Ted Bennett was a successful businessman when he and his wife, Deborah Cahn, left San Francisco in 1973 and purchased a 900-acre sheep ranch along Highway 128 between Philo and Navarro. They were Alsatian grape aficionados and planted only white varietals when they began in 1974. Pinot Noir came later, and today they have 31 acres of estate Pinot Noir and source additional quantities from other Anderson Valley vineyards. It was largely their marketing sense that put Anderson Valley in the minds of wine enthusiasts and brought notoriety to the wines of this region. They built an attractive tasting room and sent out a very informative newsletter that led to considerable consumer-direct sales and buyer loyalty. Today, their lineup of quality wines is impressive including Gewürztraminer, Riesling, Sauvignon Blanc, Pinot Gris, Muscat, Zinfandel, Syrah, and Pinot Noir (three bottlings including Anderson Valley, Mèthode a l’Ancienne, and Deep End Blend).

Today, there are 27 wineries and more than 60 vineyards in the Anderson Valley. Some of the vineyard names have become household words to pinophiles: Cerise, Demuth, Donnelly Creek, Ferrington, Hacienda Secoya, Hein Family, Klindt, Morning Dew Ranch, Savoy, Toulouse, and Wiley. At least 28 major California Pinot Noir producers access grapes from Anderson Valley (Anthill Farms, Arista Winery, Adrian Fog, Barnett, Benovia, Brogan Cellars, Cakebread Cellars, Copain Wines, Couloir Wines, Dain Wines, Ferrari-Carano Vineyards and Winery, Fulcrum Wines, Gryphon Wines, Hartford Family Wines, Harrington, Ici/La-Bas, La Crema Winery, Littorai, MacPhail Family Wines, Madrigal Vineyards, Radio-Coteau, Roessler Cellars, Saintsbury, Skewis, Whitcraft, Whitethorn, Williams- Selyem, and Woodenhead Vintners). Most of the vineyards are less than 10 acres, with three large growers, Roederer Estate, Goldeneye, and Navarro controlling the most total acreage. Pinot Noir acreage has dramatically increased since 1997, and now accounts for more than 50 percent of Anderson Valley’s planted vineyard acreage (see graph displayed at the Anderson Valley Pinot Noir Festival Technical Conference by Glen McGourty showing the increase in Pinot Noir plantings in California and Mendocino, 1997-2005, page 8).
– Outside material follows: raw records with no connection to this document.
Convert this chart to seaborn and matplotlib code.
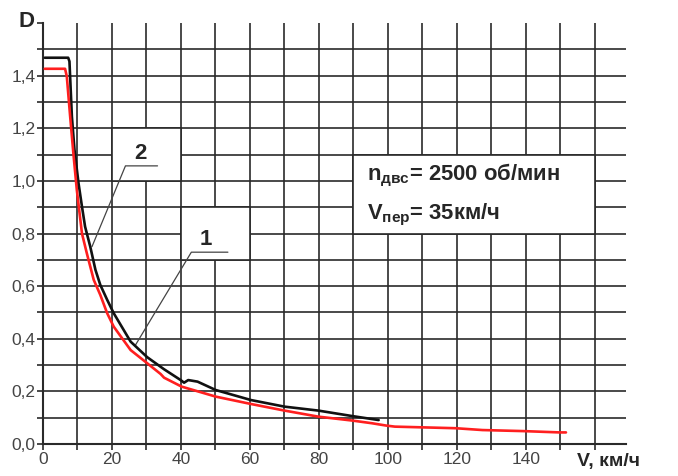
import numpy as np
import pandas as pd
import matplotlib
matplotlib.use('Agg')
import matplotlib.pyplot as plt
import seaborn as sns
from matplotlib.patches import Rectangle

# кривая 2 (черная)
v2 = [0.5, 7.3, 7.67, 8.37, 9.13, 10.3, 11.3, 12.2, 13.7, 15.2, 16.6, 18.6, 20.5,
      25.4, 30.2, 35.1, 39.9, 40.9, 42.1, 44.8, 50.1, 60.3, 70.0, 79.8, 89.7, 97.3]
d2 = [1.468, 1.468, 1.454, 1.245, 1.118, 0.991, 0.902, 0.826, 0.750, 0.662, 0.605, 0.548, 0.497,
      0.389, 0.330, 0.284, 0.243, 0.233, 0.243, 0.237, 0.205, 0.167, 0.142, 0.127, 0.106, 0.091]

# кривая 1 (красная)
v1 = [0.5, 6.4, 6.9, 7.87, 8.8, 9.8, 10.6, 11.3, 12.7, 14.7, 16.6, 18.6, 20.5, 25.4,
      30.2, 34.1, 35.1, 40.2, 50.1, 60.3, 70.0, 79.8, 89.7, 95.3, 99.5, 102.0,
      119.6, 127.4, 139.3, 149.8, 151.6]
d1 = [1.426, 1.426, 1.397, 1.245, 1.105, 0.966, 0.877, 0.800, 0.725, 0.624, 0.567, 0.497, 0.446, 0.357,
      0.307, 0.266, 0.252, 0.218, 0.180, 0.152, 0.127, 0.104, 0.089, 0.079, 0.070, 0.066,
      0.060, 0.053, 0.049, 0.044, 0.044]

x_ticks = np.arange(0, 161, 10)
x_labels = [str(int(t)) if (t % 20 == 0 and t <= 140) else '' for t in x_ticks]
y_ticks = np.round(np.arange(0, 1.61, 0.1), 1)
y_labels = [f'{t:.1f}'.replace('.', ',') if (round(t * 10) % 2 == 0 and t <= 1.4) else '' for t in y_ticks]

sns.set_style('white')
plt.rcParams['font.family'] = ['Liberation Sans', 'DejaVu Sans']
plt.rcParams['mathtext.fontset'] = 'custom'
plt.rcParams['mathtext.bf'] = 'Liberation Sans:bold'
plt.rcParams['mathtext.rm'] = 'Liberation Sans'

grid_c = '#2a2a2a'
grid_lw = 1.2

fig = plt.figure(figsize=(6.78, 4.76), dpi=100)
ax = fig.add_axes([43 / 678, 1 - 444 / 476, (626 - 43) / 678, (444 - 23) / 476])

# сетка
ax.vlines(x_ticks[1:], 0, 1.6, color=grid_c, lw=grid_lw, zorder=1)
ax.hlines(y_ticks[1:-1], 0, 169, color=grid_c, lw=grid_lw, zorder=1)

# белые поля под подписи
for (x0, y0, w, h) in [(20, 1.0, 20, 0.2), (40, 0.7, 20, 0.2), (90, 0.8, 70, 0.3)]:
    ax.add_patch(Rectangle((x0, y0), w, h, facecolor='white', edgecolor=grid_c,
                           lw=grid_lw, zorder=2))

df = pd.concat([
    pd.DataFrame({'V': v2, 'D': d2, 'curve': '2'}),
    pd.DataFrame({'V': v1, 'D': d1, 'curve': '1'}),
])
sns.lineplot(data=df, x='V', y='D', hue='curve', palette={'2': '#111111', '1': '#ff1f1f'},
             sort=False, estimator=None, lw=1.9, legend=False, ax=ax, zorder=4)

# выноски
ax.plot([14.2, 23.9, 33.2], [0.75, 1.057, 1.057], color='#444444', lw=0.9, zorder=3)
ax.text(28.3, 1.105, '2', fontsize=16, fontweight='bold', ha='center', va='center', zorder=5)
ax.plot([26.8, 43.0, 53.6], [0.376, 0.729, 0.729], color='#444444', lw=0.9, zorder=3)
ax.text(47.2, 0.776, '1', fontsize=16, fontweight='bold', ha='center', va='center', zorder=5)

ax.text(93.9, 1.0, r'n$_{\mathbf{двс}}$= 2500 об/мин', fontsize=15.8, fontweight='bold',
        ha='left', va='baseline', zorder=5)
ax.text(93.9, 0.852, r'V$_{\mathbf{пер}}$= 35км/ч', fontsize=15.8, fontweight='bold',
        ha='left', va='baseline', zorder=5)

ax.set_xlim(0, 169)
ax.set_ylim(0, 1.6)
ax.set_xticks(x_ticks)
ax.set_xticklabels(x_labels)
ax.set_yticks(y_ticks)
ax.set_yticklabels(y_labels)
ax.tick_params(axis='both', which='both', direction='out', length=4, width=grid_lw,
               color=grid_c, labelsize=12.5, labelcolor='#444444', pad=1.5,
               bottom=True, left=True)
ax.set_xlabel('')
ax.set_ylabel('')
for s in ['top', 'right']:
    ax.spines[s].set_visible(False)
for s in ['left', 'bottom']:
    ax.spines[s].set_color(grid_c)
    ax.spines[s].set_linewidth(1.5)

fig.text(18 / 678, 1 - 27 / 476, 'D', fontsize=16, fontweight='bold', ha='left', va='baseline')
fig.text(577 / 678, 1 - 466 / 476, 'V, км/ч', fontsize=14, fontweight='bold', ha='left', va='baseline')

fig.savefig('out.png', dpi=100)
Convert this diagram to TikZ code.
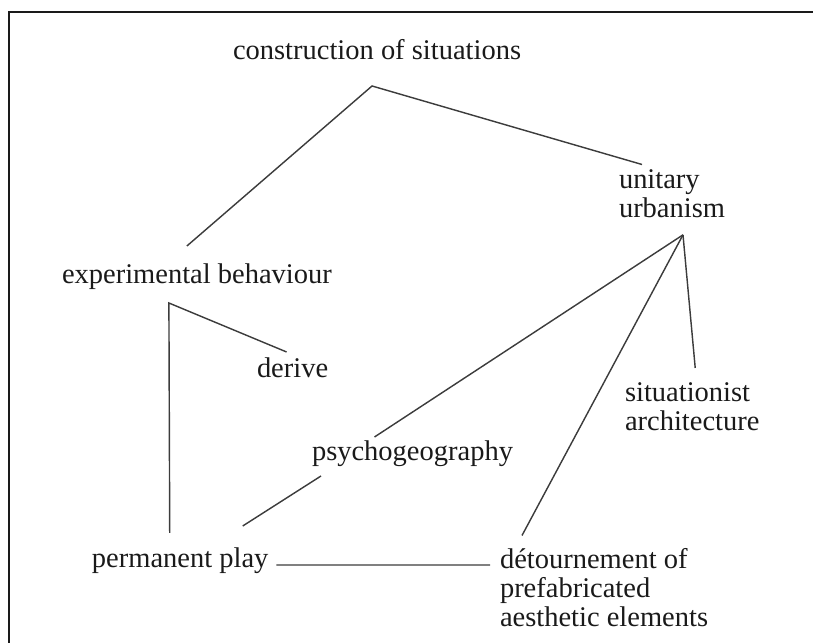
\documentclass[tikz,border=0pt]{standalone}
\usepackage{fontspec}
\setmainfont{Liberation Serif}
\usetikzlibrary{calc}
\definecolor{ink}{HTML}{1A1A1A}
\definecolor{wire}{HTML}{3C3C3C}
\begin{document}
\begin{tikzpicture}[x=0.0148cm,y=-0.0148cm,
  lbl/.style={inner sep=0pt,outer sep=0pt,text=ink,font=\fontsize{12}{12.3}\selectfont},
  stack/.style={lbl,align=left,anchor=north west},
  link/.style={draw=wire,line width=0.6pt}]
  \useasboundingbox (0,0) rectangle (813,643);
  \draw[ink,line width=1.1pt] (820,12) -| (9,650);
  \node[lbl,anchor=base west] (cs) at (233,60) {construction of situations};
  \node[lbl,anchor=base west] (eb) at (62,284) {experimental behaviour};
  \node[lbl,anchor=base west] (dr) at (257,378) {derive};
  \node[lbl,anchor=base west] (pg) at (312,461) {psychogeography};
  \node[lbl,anchor=base west] (pp) at (92,568) {permanent play};
  \node[stack] (uu) at (619,169.5) {unitary\\urbanism};
  \node[stack] (sa) at (625,382.5) {situationist\\architecture};
  \node[stack] (dt) at (500,548.5) {détournement of\\prefabricated\\aesthetic elements};
  \coordinate (cs-top) at ([shift={(-5,26)}]cs.base);
  \coordinate (eb-top) at ([shift={(-28,19)}]eb.base);
  \coordinate (uu-hub) at ([shift={(64,17)}]uu.south west);
  \draw[link] ([shift={(-10,-38)}]eb.base) -- (cs-top) -- ([shift={(23,-5)}]uu.north west);
  \draw[link] ([shift={(-6,-26)}]dr.base) -- (eb-top) -- ([shift={(-10.5,-35)}]pp.base);
  \draw[link] ([shift={(-38,-24)}]pg.base) -- (uu-hub);
  \draw[link] ([shift={(22,-13)}]dt.north west) -- (uu-hub);
  \draw[link] ([shift={(3,-14.5)}]sa.north) -- (uu-hub);
  \draw[link] ([shift={(-91.5,15)}]pg.base) -- ([shift={(62.5,-42)}]pp.base);
  \draw[link] ([shift={(8,-3)}]pp.base east) -- ([shift={(-10,16.5)}]dt.north west);
\end{tikzpicture}
\end{document}
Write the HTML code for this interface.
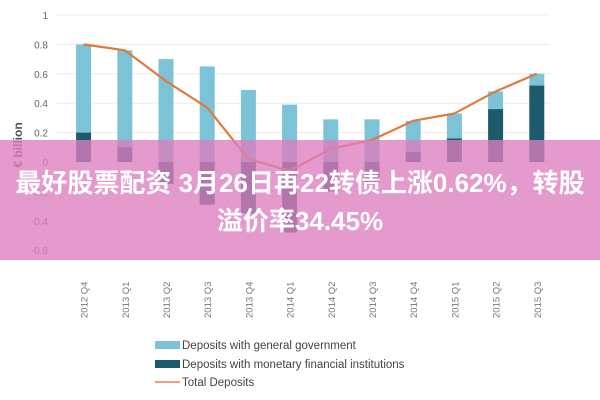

Despite the desirability and quality of Pinot Noir grapes from Anderson Valley, the average price per ton still lags other prominent California AVAs. The latest figures: Santa Barbara County - $2,918 per ton, Sonoma County - $2,826 per ton, Napa County - $2,412 per ton, Mendocino County - $2,348 per ton, and Monterey County - $1,806 per ton. However, Pinot Noirs grapes from prestigious Anderson Valley vineyards can command up to $6,000 per ton.